I despise ditherers and their snowflaky ‘Ooh, should I?’
Say someone were to free up two years of your life and hand it back to you, how would you spend it?
If you can immediately answer – a tour of coastal Nissen huts, perfecting your bloomers for Bake Off 2019, or even just growing out that disastrous Katy Perry pixie cut – then, well done. You shall have your two years. In fact, they are already yours.
If, however, you ummed and ahhed and raised your eyes heavenwards, then you are guilty of dithering.
Aside from being very annoying company, you will never again see those two years that research shows you have wasted vacillating over what to watch on Netflix (four minutes spent every time you turn it on), what to wear to the restaurant (four more) and, so help me, another six melodramatically agonising over the merits of the sea bass or the risotto.
As you may have gathered, I am not given to shilly-shallying. I despise ditherers and their snowflaky “Ooh, should I? Or shouldn’t I?” self-indulgence, because that’s what it is: look-at-me self-importance masquerading as self-doubt.
Some of us – the ones juggling full-time jobs and fuller-time children and dogs and a chameleon and a gecko and organising the summer holidays and the weekends – haven’t got enough give in the
system to accommodate indecisiveness.
My husband, on the other hand, has elevated faffing to an art form, and tends to respond to any suggestion with the eminently reasonable-sounding but infuriatingly noncommittal: “We could do…”
Shall we get tickets to the theatre? We could do.
Shall we get an electrician to sort the kitchen lights? We could do.
Shall we plant pampas grass out the front and hold a swingers’ party? We could do.

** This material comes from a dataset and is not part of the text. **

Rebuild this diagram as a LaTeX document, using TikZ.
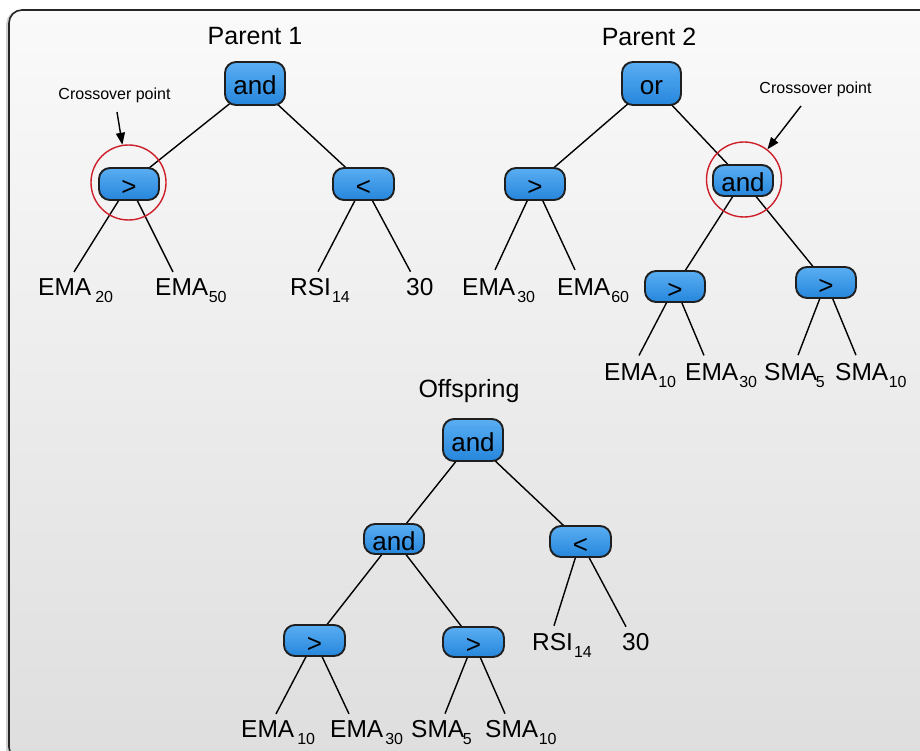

I’ve long since realised it’s a stalling technique that translates as “I couldn’t possibly be expected to make a decision about something so important, but if you do it I will obligingly buy the ice cream at the interval/fetch the stepladder/ throw the car keys into whichever bowl you have bossily chosen”.
The upside is that I get to do things my way. The downside is that I sometimes make mistakes (the pampas grass springs to mind), but I’d rather occasionally be in the wrong than bogged down in a permanent quandary.